The branch from Min Yu (민유, 閔愉), Min Byeon's older brother, held the same prestige but not as grand as his younger brother's. But wasn't until King Heonjong’s reign that they produced their first queen, Queen Inhyeon; a daughter from his descendant, Min Yu-jung (민유중; 1630 – 29 June 1687). They eventually produced their second and final queen (posthumously empress) during the late 19th century.

In the early Joseon dynasty, the Yeoheung Min clan met all the requirements such factors as close to the core of aristocratic power, such as the generation of a large number of former students and high-ranking bureaucrats centering on these families, fulfillment of public service, and the intermarriage with the royal family, as well as the prosperity of descendants. Even after the founding of the Joseon dynasty, it has continued to maintain its status as a prestigious bongwan since the late Goryeo dynasty.

In terms of the number of scholars, the family lines of Min Sik and Min Ji produced an overwhelming majority than the family lines of Min Gong-gyu and Min Jong-yu. But Min Jong-yu's family line was far more dominant in the generation of high-ranking officials of rank 3 or of higher ranks, which is the result of the four Min clan produced during the Joseon dynasty.
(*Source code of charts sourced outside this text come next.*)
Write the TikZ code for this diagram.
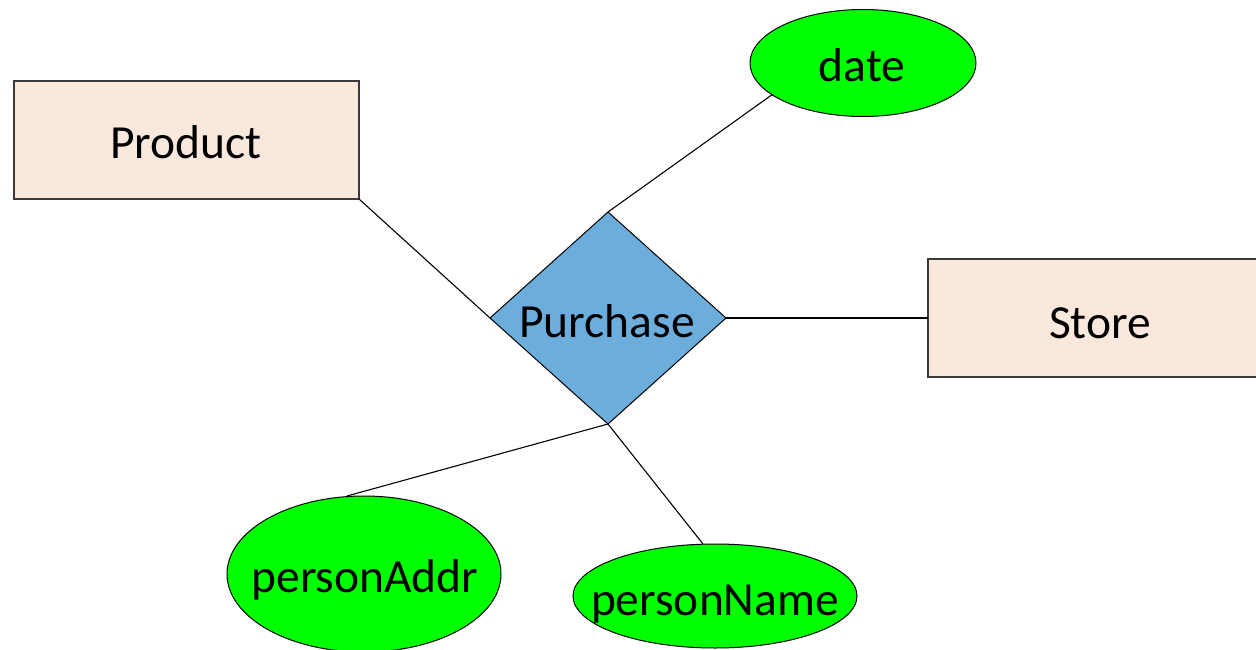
\documentclass[tikz,border=0pt]{standalone}
\usepackage{fontspec}
\setmainfont{Carlito}
\usetikzlibrary{shapes.geometric}
\definecolor{peach}{HTML}{FBE8DD}
\definecolor{relblue}{HTML}{6DADDC}
\definecolor{attrgreen}{HTML}{00FF00}
\definecolor{rectline}{HTML}{3A3A3A}
\tikzset{
  entity/.style={draw=rectline, line width=1.3pt, fill=peach, rectangle, inner sep=0pt, outer sep=0pt},
  relation/.style={draw=black, line width=1pt, fill=relblue, diamond, inner sep=0pt, outer sep=0pt, minimum width=236pt, minimum height=212pt},
  attr/.style={draw=black, line width=1pt, fill=attrgreen, ellipse, inner sep=0pt, outer sep=0pt},
  lbl/.style={anchor=base, inner sep=0pt, font=\fontsize{47.5}{52}\selectfont},
  conn/.style={draw=black, line width=1.1pt}
}
\begin{document}
\begin{tikzpicture}[x=1pt,y=-1pt]
\useasboundingbox (0,0) rectangle (1256,650);
\clip (0,0) rectangle (1256,650);
% shapes
\node[entity, minimum width=345pt, minimum height=118pt] (product) at (186.5,140) {};
\node[entity, minimum width=336pt, minimum height=118pt] (store) at (1096,318) {};
\node[relation] (purchase) at (608,318) {};
\node[attr, minimum width=226pt, minimum height=107pt] (date) at (863,63) {};
\node[attr, minimum width=274pt, minimum height=156pt] (addr) at (364,574) {};
\node[attr, minimum width=284pt, minimum height=104pt] (pname) at (715,596) {};
% connector end points on the attributes
\coordinate (dateA) at (773,94);
\coordinate (addrA) at (347,496);
\coordinate (pnameA) at (703,544);
% connectors
\draw[conn] (product.south east) -- (purchase.west);
\draw[conn] (purchase.east) -- (store.west);
\draw[conn] (purchase.north) -- (dateA);
\draw[conn] (purchase.south) -- (addrA);
\draw[conn] (purchase.south) -- (pnameA);
% labels
\node[lbl] (productT) at (186,159) {Product};
\node[lbl] (storeT) at (1100,338) {Store};
\node[lbl] (purchaseT) at (607,337) {Purchase};
\node[lbl] (dateT) at (862,82) {date};
\node[lbl] (addrT) at (365,592) {personAddr};
\node[lbl] (pnameT) at (715,615) {personName};
\end{tikzpicture}
\end{document}
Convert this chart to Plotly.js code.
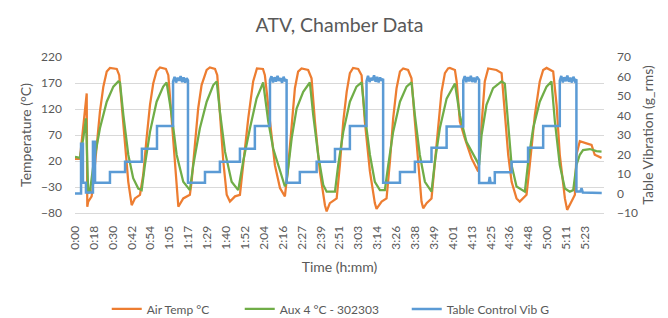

Since one of the three queens were from the Min Gong-gyu-Min Jong-yu family line, it seems that the recruitment of relatives due to the queen's generation played a greater role in the factors for the advancement of the Min Gong-gyu-Min Jong-yu affiliates to higher positions than in the past.

After the founding of the Joseon dynasty, the Min Sik and Min Ji families of the Yeoheung Min clan were connected to the royal family due to the queen's maternal grandfather and thus raising the status of the family tremendously. However, the misfortunes of the descendant granddaughters from the Min Ji family line who were chosen as princesses and wives of royal court officials continued.

The four sons of Min Je, who were the core influence of the Yeoheung Min clan, were killed one after another by King Taejong's strategy to strengthen royal power and the removal of in-law's overpowering royal authority. The prestige of the Yeoheung Min clan fell for a while, but during the reign of King Sejong, their status was restored and continued to produce queens and princesses.

Throughout the Joseon dynasty, the Yeoheung Min clan has produced 242 senior government officials, 12 Sangshin (prime ministers), 6 Jongmyo scholars, and two queen consorts: Queen Wongyeong (consort of King Taejong of Joseon and the mother of King Sejong the Great), and Queen Inhyeon (consort of King Sukjong of Joseon).

As well as eight princess consorts: Princess Consort Samhanguk (Queen Wongyeong's older sister and Prince Wansan's wife), Grand Internal Princess Consort Min (Grand Prince Hoean's wife), Princess Consort Pungdeok (Prince Milseong's wife), Princess Consort Min (Prince Yang's wife), Princess Consort Min (Prince Yangwon's wife), Princess Consort Min (Heungseon Daewongun's mother), and Grand Internal Princess Consort Sunmok (Emperor Gojong's mother and Heungseon Daewongun's wife).

The clan also had two royal consorts throughout the dynasty: Royal Noble Consort Jeong (a concubine of King Seonjo) and Royal Consort Suk-ui (a concubine of Yeonsangun).

When the Korean Empire was proclaimed, two women of the clan were posthumously honored as empresses: Empress Myeongseong (consort and regent of Emperor Gojong and the mother of Emperor Sunjong) and Empress Sunmyeonghyo (consort of Emperor Sunjong). Empress Myeongseong is a controversial figure, who is admired for her political crafts and her determination to resist Japanese influence towards the late 19th century of the Joseon dynasty, but also condemned for exacerbating the pervasive corruption by appointing her fellow Yeoheung Mins to important positions within the government.